▶ WHAT TO PRODUCE
In the listing that follows, retype every line from the first through the one containing "from bokeh.resources import INLINE". Pictures are to be left out.

▶ PROVIDED ENTRIES

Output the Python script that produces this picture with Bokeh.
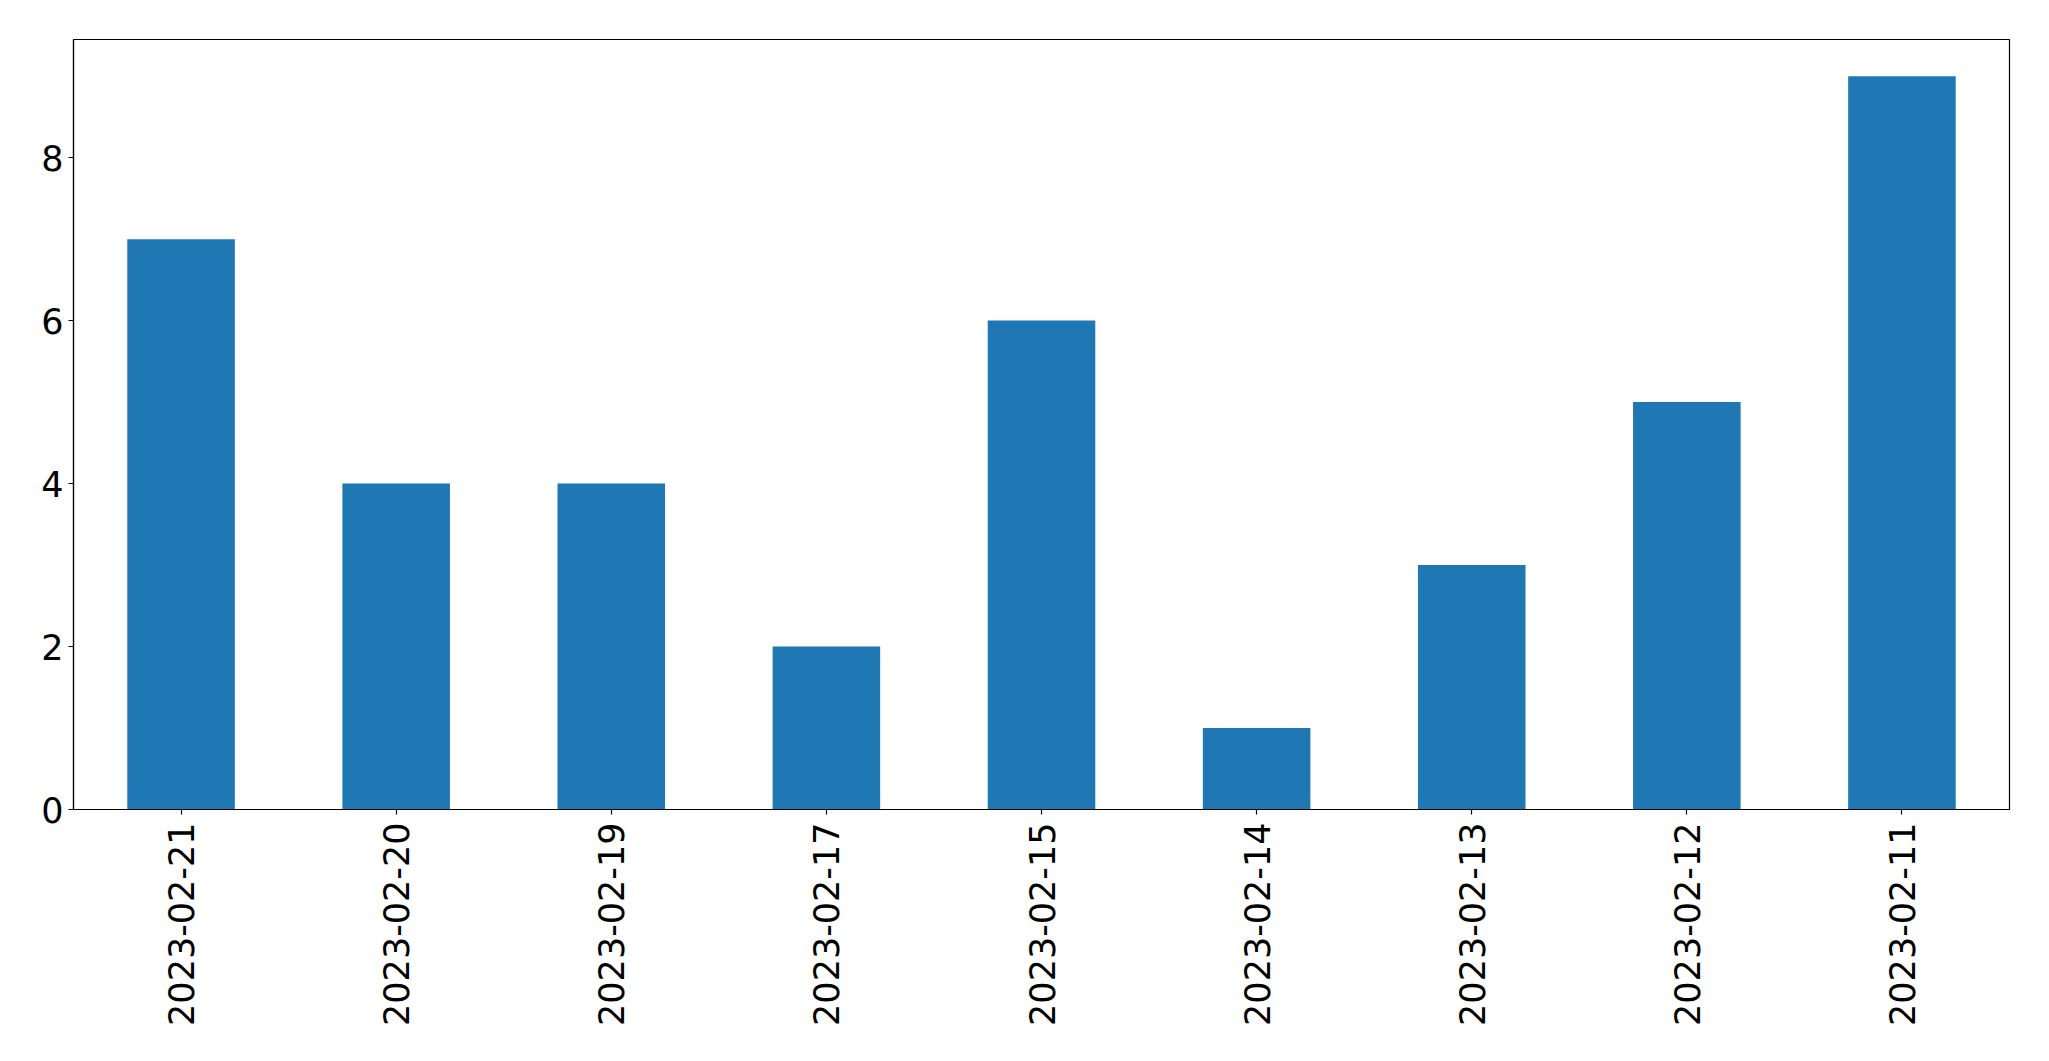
import math
from bokeh.plotting import figure
from bokeh.models import FactorRange, Range1d, FixedTicker, ColumnDataSource
from bokeh.embed import file_html
from bokeh.resources import INLINE

dates = ["2023-02-21", "2023-02-20", "2023-02-19", "2023-02-17", "2023-02-15",
         "2023-02-14", "2023-02-13", "2023-02-12", "2023-02-11"]
counts = [7, 4, 4, 2, 6, 1, 3, 5, 9]
y_ticks = [0, 2, 4, 6, 8]

src = ColumnDataSource(dict(x=dates, top=counts))

p = figure(x_range=FactorRange(factors=dates, range_padding=0),
           y_range=Range1d(0, 9.45),
           frame_width=1936, frame_height=770,
           min_border_left=73, min_border_top=39, min_border_right=30, min_border_bottom=215,
           output_backend="svg", toolbar_location=None)

p.vbar(x="x", top="top", width=0.5, source=src, color="#1f77b4", line_color=None)

p.xgrid.visible = False
p.ygrid.visible = False
p.outline_line_color = "black"
p.outline_line_width = 1.2
p.outline_line_alpha = 1
p.background_fill_color = "white"
p.border_fill_color = "white"

font = "DejaVu Sans"
for ax in (p.xaxis[0], p.yaxis[0]):
    ax.axis_line_color = "black"
    ax.axis_line_width = 1.2
    ax.major_tick_line_color = "black"
    ax.major_tick_line_width = 1.2
    ax.major_tick_out = 5
    ax.major_tick_in = 0
    ax.minor_tick_line_color = None
    ax.major_label_text_font = font
    ax.major_label_text_font_size = "35px"
    ax.major_label_text_color = "black"

p.yaxis[0].ticker = FixedTicker(ticks=y_ticks)
p.yaxis[0].major_label_standoff = 5
p.xaxis[0].major_label_orientation = math.pi / 2
p.xaxis[0].major_label_standoff = 8
p.xaxis[0].group_text_font_size = "0px"

open("out.html", "w").write(file_html(p, INLINE))
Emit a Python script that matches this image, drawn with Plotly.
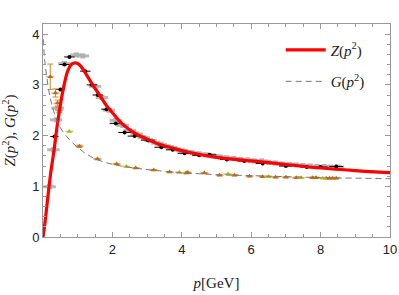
import plotly.graph_objects as go

# Curves
z_curve_p = [0.0, 0.06, 0.13, 0.22, 0.32, 0.41, 0.5, 0.6, 0.7, 0.8, 0.9, 1.0, 1.1, 1.25, 1.43, 1.63, 1.82, 2.0, 2.3, 2.64, 3.0, 3.3, 3.7, 4.2, 5.0, 6.0, 7.0, 8.0, 9.0, 10.0]
z_curve_v = [0.0, 0.3, 0.73, 1.25, 1.72, 2.2, 2.6, 2.97, 3.25, 3.39, 3.43, 3.42, 3.36, 3.2, 3.0, 2.8, 2.6, 2.45, 2.22, 2.05, 1.93, 1.84, 1.76, 1.67, 1.57, 1.5, 1.43, 1.36, 1.31, 1.27]

g_curve_p = [0.01, 0.04, 0.1, 0.19, 0.3, 0.4, 0.55, 0.7, 0.86, 1.05, 1.2, 1.54, 2.1, 3.0, 4.0, 5.0, 6.0, 7.0, 8.0, 9.0, 10.0]
g_curve_v = [3.9, 3.55, 3.2, 2.8, 2.5, 2.3, 2.1, 1.97, 1.85, 1.74, 1.66, 1.53, 1.42, 1.33, 1.27, 1.23, 1.21, 1.19, 1.17, 1.16, 1.15]

# Z lattice data, set 1 (black)
zb_p = [0.33, 0.5, 0.62, 0.76, 1.22, 1.41, 1.58, 1.83, 2.1, 2.35, 2.64, 3.02, 3.41, 3.74, 4.08, 4.5, 4.8, 5.3, 5.8, 6.33, 7.0, 7.6, 8.0, 8.45]
zb_v = [1.98, 2.91, 3.40, 3.55, 3.27, 3.0, 2.8, 2.52, 2.24, 2.06, 1.99, 1.91, 1.77, 1.72, 1.65, 1.61, 1.62, 1.53, 1.5, 1.45, 1.4, 1.38, 1.38, 1.39]
zb_ex = [0.12, 0.12, 0.15, 0.15, 0.15, 0.15, 0.15, 0.15, 0.18, 0.18, 0.2, 0.2, 0.2, 0.2, 0.2, 0.2, 0.2, 0.2, 0.2, 0.2, 0.2, 0.2, 0.2, 0.2]

# Z lattice data, set 2 (gray)
zg_p = [0.19, 0.3, 0.38, 0.42, 0.62, 0.96, 1.15, 1.5, 1.7, 1.9, 2.1, 2.3, 2.5, 2.7, 2.9, 3.1, 3.3, 3.5, 3.7, 3.9, 4.1, 4.3, 4.5, 4.7, 4.9, 5.1, 5.3, 5.5, 5.7, 5.9, 6.1, 6.3, 6.5, 6.7, 6.9, 7.1, 7.3, 7.5, 7.7, 7.9, 8.1, 8.3, 8.5]
zg_v = [0.99, 1.72, 2.31, 2.54, 3.42, 3.59, 3.57, 2.97, 2.75, 2.5, 2.3, 2.2, 2.1, 2.03, 1.96, 1.9, 1.85, 1.8, 1.76, 1.72, 1.69, 1.66, 1.64, 1.62, 1.6, 1.58, 1.56, 1.55, 1.53, 1.52, 1.5, 1.5, 1.47, 1.46, 1.44, 1.43, 1.42, 1.41, 1.4, 1.39, 1.39, 1.38, 1.38]

# G lattice data (orange)
go_p = [0.21, 0.36, 0.42, 0.47, 1.05, 1.57, 2.12, 2.67, 3.19, 3.65, 4.13, 4.17, 4.65, 5.09, 5.52, 5.95, 6.33, 6.7, 7.0, 7.3, 7.77, 7.87, 8.16, 8.26, 8.35, 8.45]
go_v = [3.16, 2.84, 2.64, 2.5, 1.79, 1.54, 1.44, 1.36, 1.32, 1.28, 1.26, 1.27, 1.26, 1.22, 1.22, 1.2, 1.19, 1.18, 1.18, 1.17, 1.17, 1.17, 1.16, 1.16, 1.16, 1.16]
go_ey = [0.25, 0.08, 0.06, 0.05, 0.02, 0.01, 0.01, 0.01, 0.01, 0.01, 0.01, 0.01, 0.01, 0.01, 0.01, 0.01, 0.01, 0.01, 0.01, 0.01, 0.01, 0.01, 0.01, 0.01, 0.01, 0.01]

# G lattice data (yellow-green)
gy_p = [0.76, 2.4, 3.93, 5.33, 6.5, 7.44, 8.06]
gy_v = [2.08, 1.39, 1.27, 1.24, 1.19, 1.17, 1.16]

fig = go.Figure()

fig.add_trace(go.Scatter(x=zg_p, y=zg_v, mode="markers", showlegend=False,
                         marker=dict(symbol="square", size=5, color="#b0b0b0"),
                         error_x=dict(type="constant", value=0.18, color="rgba(170,170,170,0.85)", thickness=3, width=0),
                         error_y=dict(type="constant", value=0.03, color="rgba(170,170,170,0.85)", thickness=1.5, width=0)))
fig.add_trace(go.Scatter(x=zb_p, y=zb_v, mode="markers", showlegend=False,
                         marker=dict(symbol="circle", size=4, color="black"),
                         error_x=dict(type="data", array=zb_ex, color="black", thickness=1, width=0)))
fig.add_trace(go.Scatter(x=go_p, y=go_v, mode="markers", showlegend=False,
                         marker=dict(symbol="triangle-up", size=5, color="#c06a10"),
                         error_x=dict(type="constant", value=0.12, color="rgba(220,160,100,0.8)", thickness=1.5, width=0),
                         error_y=dict(type="data", array=go_ey, color="#d08a30", thickness=1, width=3)))
fig.add_trace(go.Scatter(x=gy_p, y=gy_v, mode="markers", showlegend=False,
                         marker=dict(symbol="triangle-up", size=5, color="#b4b41a"),
                         error_x=dict(type="constant", value=0.12, color="rgba(190,190,80,0.8)", thickness=1.5, width=0)))

fig.add_trace(go.Scatter(x=z_curve_p, y=z_curve_v, mode="lines", line_shape="spline",
                         line=dict(color="#ff0000", width=3.2),
                         name="<i>Z</i>(<i>p</i><sup>2</sup>)", legendgroup="z"))
fig.add_trace(go.Scatter(x=g_curve_p, y=g_curve_v, mode="lines", line_shape="spline",
                         line=dict(color="#777777", width=1, dash="6px,4px"),
                         name="<i>G</i>(<i>p</i><sup>2</sup>)", legendgroup="g"))

axis_common = dict(showgrid=False, zeroline=False, showline=True, linecolor="#999999", linewidth=1,
                   mirror="allticks", ticks="inside", ticklen=5, tickcolor="#999999", automargin=False,
                   tickfont=dict(family="Liberation Sans, Arial, sans-serif", size=13, color="#222"))

fig.update_xaxes(range=[0, 10], tickvals=[2, 4, 6, 8, 10], ticktext=["2", "4", "6", "8", "10"],
                 ticklabeloverflow="allow",
                 minor=dict(dtick=0.5, ticks="inside", ticklen=3, tickcolor="#999999"),
                 title=dict(text="<i>p</i>[GeV]", font=dict(family="Liberation Serif, serif", size=15, color="#222"), standoff=21),
                 **axis_common)
fig.update_yaxes(range=[0, 4.2], tickvals=[0, 1, 2, 3, 4],
                 minor=dict(dtick=0.2, ticks="inside", ticklen=3, tickcolor="#999999"),
                 title=dict(text="<i>Z</i>(<i>p</i><sup>2</sup>), <i>G</i>(<i>p</i><sup>2</sup>)", font=dict(family="Liberation Serif, serif", size=15, color="#222"), standoff=16),
                 **axis_common)

fig.update_layout(width=399, height=295, margin=dict(l=43, r=9, t=24, b=58),
                  plot_bgcolor="white", paper_bgcolor="white",
                  legend=dict(x=0.685, y=0.955, xanchor="left", yanchor="top", bgcolor="rgba(0,0,0,0)",
                              font=dict(family="Liberation Serif, serif", size=15, color="#222"),
                              tracegroupgap=9, itemwidth=40))

fig.write_html("out.html", config={"displayModeBar": False},
               post_script="document.body.style.margin='0';document.documentElement.style.overflow='hidden';document.body.style.overflow='hidden';")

▶ TASK RESULT
Output the Python script that produces this picture with Bokeh.
import math
from bokeh.plotting import figure
from bokeh.models import FactorRange, Range1d, FixedTicker, ColumnDataSource
from bokeh.embed import file_html
from bokeh.resources import INLINE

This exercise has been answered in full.